--- Exercise inputs ---

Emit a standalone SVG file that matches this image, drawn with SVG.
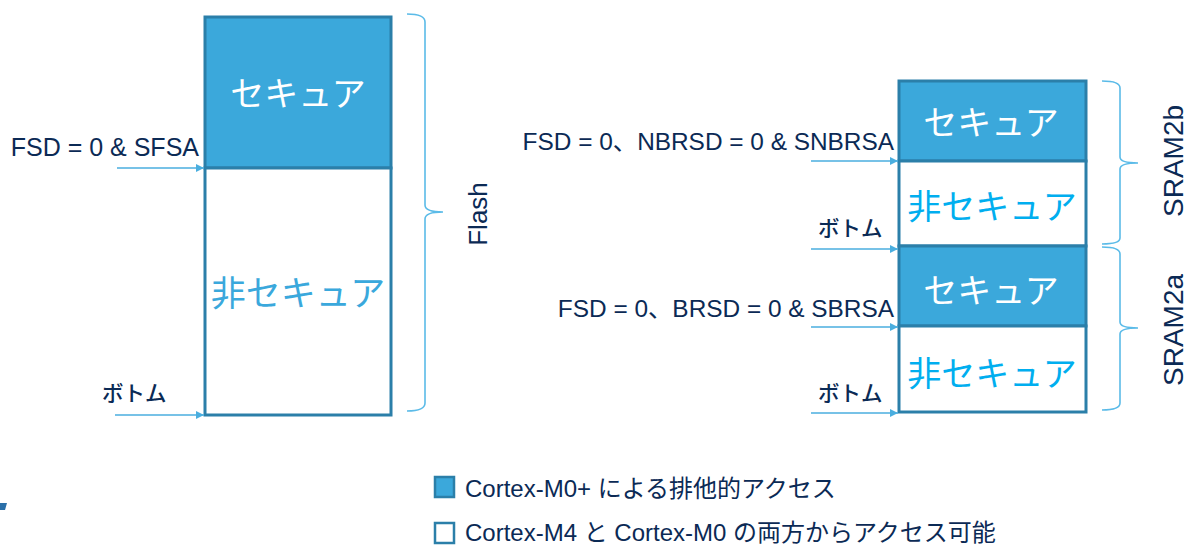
<svg xmlns="http://www.w3.org/2000/svg" width="1187" height="547" viewBox="0 0 1187 547">
<style>
.box{stroke:#2b7fa9;stroke-width:3}
.sec{fill:#3ba8db}
.nsec{fill:#ffffff}
.t{font-family:"Liberation Sans","Noto Sans CJK JP",sans-serif;fill:#0b2a55}
.jp{font-family:"Noto Sans CJK JP",sans-serif}
.wt{fill:#ffffff;font-size:34px;text-anchor:middle}
.bt{fill:#3aa8dc;font-size:35px;text-anchor:middle}
.bt2{fill:#00aeef;font-size:34px;text-anchor:middle}
.lbl{font-size:24.4px}
.btm{font-size:21.5px;font-weight:500}
.brace{fill:none;stroke:#5bbbe8;stroke-width:1.6}
.arr{stroke:#4aaedf;stroke-width:1.5;fill:none;marker-end:url(#ah)}
</style>
<defs>
<marker id="ah" markerWidth="8" markerHeight="8" refX="8" refY="4" orient="auto" markerUnits="userSpaceOnUse">
<path d="M0,0 L8,4 L0,8 Z" fill="#4aaedf"/>
</marker>
</defs>
<rect width="1187" height="547" fill="#ffffff"/>

<g id="flash">
<rect id="flash-secure" class="box sec" x="205" y="17" width="186" height="151"/>
<rect id="flash-nonsecure" class="box nsec" x="205" y="168" width="186" height="247"/>
<text class="jp wt" x="298" y="106">セキュア</text>
<text class="jp bt" x="298" y="306">非セキュア</text>
</g>

<g id="sram2b">
<rect class="box sec" x="899" y="81" width="187" height="80"/>
<rect class="box nsec" x="899" y="161" width="187" height="85"/>
<text class="jp wt" x="991" y="135">セキュア</text>
<text class="jp bt2" x="992" y="219">非セキュア</text>
</g>

<g id="sram2a">
<rect class="box sec" x="899" y="246" width="187" height="80"/>
<rect class="box nsec" x="899" y="326" width="187" height="86"/>
<text class="jp wt" x="991" y="303">セキュア</text>
<text class="jp bt2" x="992" y="386">非セキュア</text>
</g>

<g id="labels">
<text class="t" x="199" y="156" font-size="25" text-anchor="end">FSD = 0 &amp; SFSA</text>
<text class="t btm" x="102" y="401">ボトム</text>
<text class="t lbl" x="894" y="150" text-anchor="end">FSD = 0、NBRSD = 0 &amp; SNBRSA</text>
<text class="t btm" x="818" y="236">ボトム</text>
<text class="t lbl" x="894" y="317" text-anchor="end">FSD = 0、BRSD = 0 &amp; SBRSA</text>
<text class="t btm" x="818" y="401">ボトム</text>
<text class="t" font-size="26" transform="translate(487,214) rotate(-90)" text-anchor="middle">Flash</text>
<text class="t" font-size="28" transform="translate(1183,161) rotate(-90)" text-anchor="middle">SRAM2b</text>
<text class="t" font-size="28" transform="translate(1183,330) rotate(-90)" text-anchor="middle">SRAM2a</text>
</g>

<g id="connectors">
<line class="arr" x1="117" y1="168" x2="204" y2="168"/>
<line class="arr" x1="115" y1="415" x2="204" y2="415"/>
<line class="arr" x1="811" y1="161" x2="898" y2="161"/>
<line class="arr" x1="811" y1="249" x2="898" y2="249"/>
<line class="arr" x1="811" y1="327" x2="898" y2="327"/>
<line class="arr" x1="811" y1="413" x2="898" y2="413"/>
</g>

<g id="braces">
<path class="brace" d="M407,14 Q425,14 425,22 L425,205 Q425,212 443,212 Q425,212 425,219 L425,403 Q425,411 407,411"/>
<path class="brace" d="M1102,81 Q1120,81 1120,88 L1120,157 Q1120,163 1138,163 Q1120,163 1120,169 L1120,238 Q1120,244 1102,244"/>
<path class="brace" d="M1102,247 Q1120,247 1120,254 L1120,322 Q1120,328 1138,328 Q1120,328 1120,334 L1120,403 Q1120,410 1102,410"/>
</g>

<g id="legend">
<rect class="sec" x="435" y="477" width="19" height="20" stroke="#2b7fa9" stroke-width="2.5"/>
<text class="t" font-size="24" x="465" y="497">Cortex-M0+ による排他的アクセス</text>
<rect class="nsec" x="435" y="523" width="19" height="20" stroke="#2b7fa9" stroke-width="2.5"/>
<text class="t" font-size="24" x="465" y="541">Cortex-M4 と Cortex-M0 の両方からアクセス可能</text>
</g>

<polygon points="0,503 7,503 5,510 0,510" fill="#2a6fa8"/>
</svg>
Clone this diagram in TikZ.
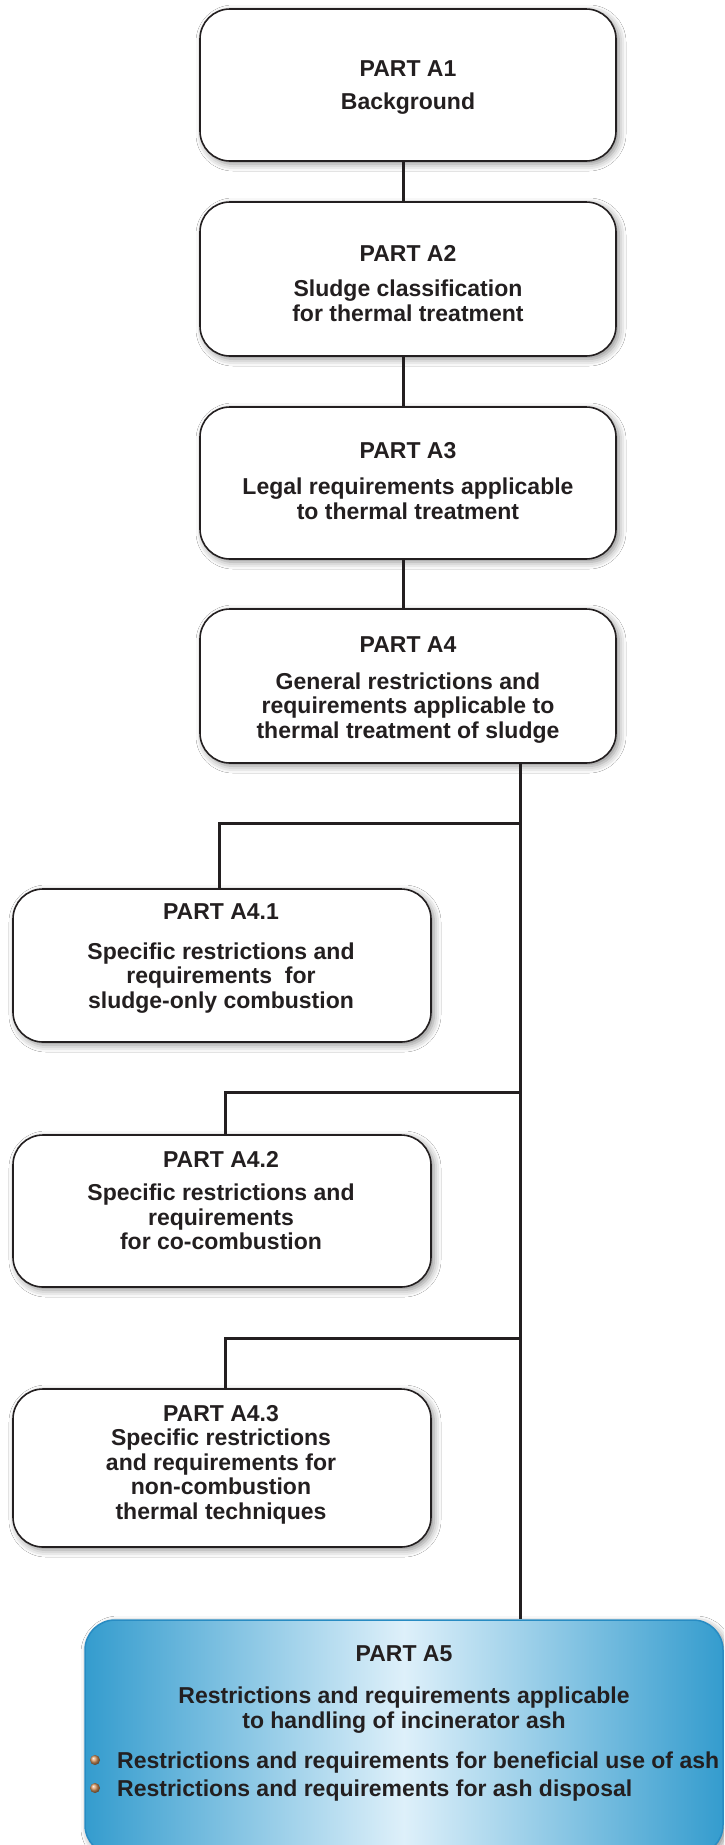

---

▶ _Objective_
Check each line of the data above for the word "this", then state how many lines have it. Give the number alone.

▶ _Result below_
2